Another thing I didn’t cover: the ABAC refactor lives in the solyd_ead/ project. The other project in the monorepo (eadguru/) has its own accounts/ and stays on the previous model. That wasn’t oversight — it was scope. ABAC was born to solve API/integration authorization, and that surface lives in solyd_ead. eadguru is a central manager with a different authorization profile, and tackling it would require a dedicated round.
And the uncomfortable item: the commit messages on this work are short. Good isolated branches (api_v2_credential_unification, webhook_permission_scope_error, move_oauth2_auth_page_to_integrations_submenu), good MR discipline on GitLab. But the written justification for “why ABAC” isn’t in the repo. It’s in the heads of people who lived it, and in conversations that never became an ADR. This post is the first serious attempt to put that justification in writing.
What I learned
The most important thing I learned from this refactor is that authorization has three things that look like one: how you describe what can happen (roles), how you decide whether it happens (engine), and where you decide (call site). Mixing all three in the same file is what creates the chaos. Separating them — roles in permissions.py, engine in permission_manager.py, call sites in the authenticators — is what lets each evolve without dragging the others. ABAC isn’t a better model just because “attributes are more flexible than roles.” It’s a better model because, when implemented right, it forces that separation.

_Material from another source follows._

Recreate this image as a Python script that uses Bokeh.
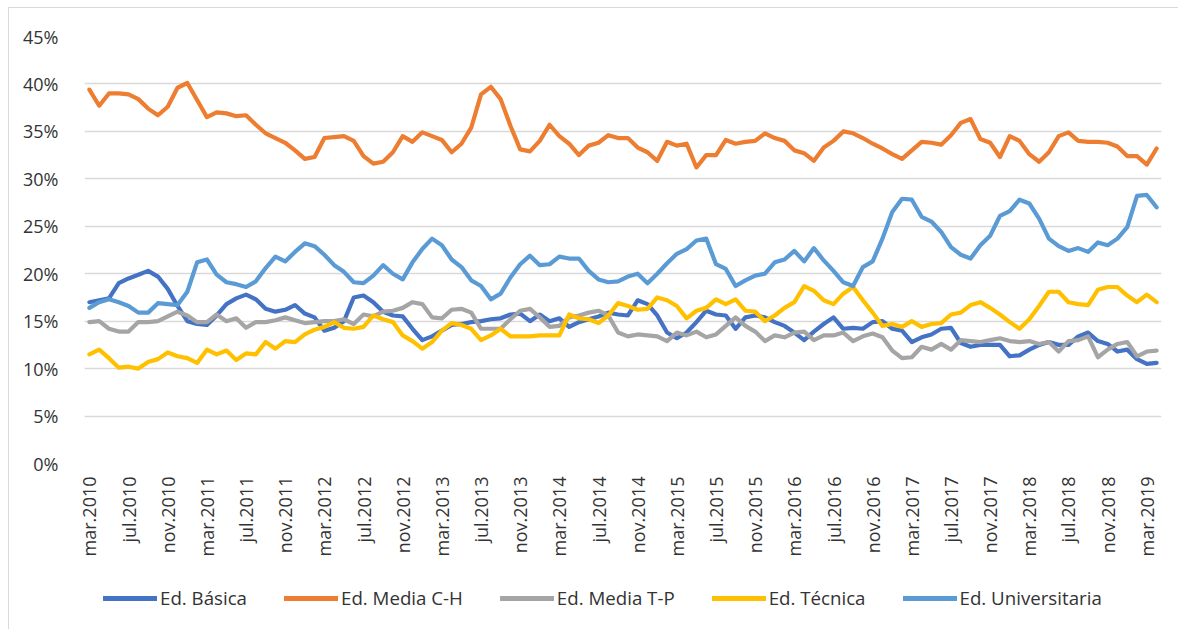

The second thing is that the credential needs its own identity. In the old model, an API key was a fuzzy extension of the human user. In the new model, it’s a first-class entity — has an owner, has roles, has custom_role, has a lifecycle. That’s what unblocks serious integrations. Serious customers don’t want to grant “admin user access” to a third-party integration; they want to grant restricted access that makes sense for their case. ABAC with first-class credentials makes that cheap.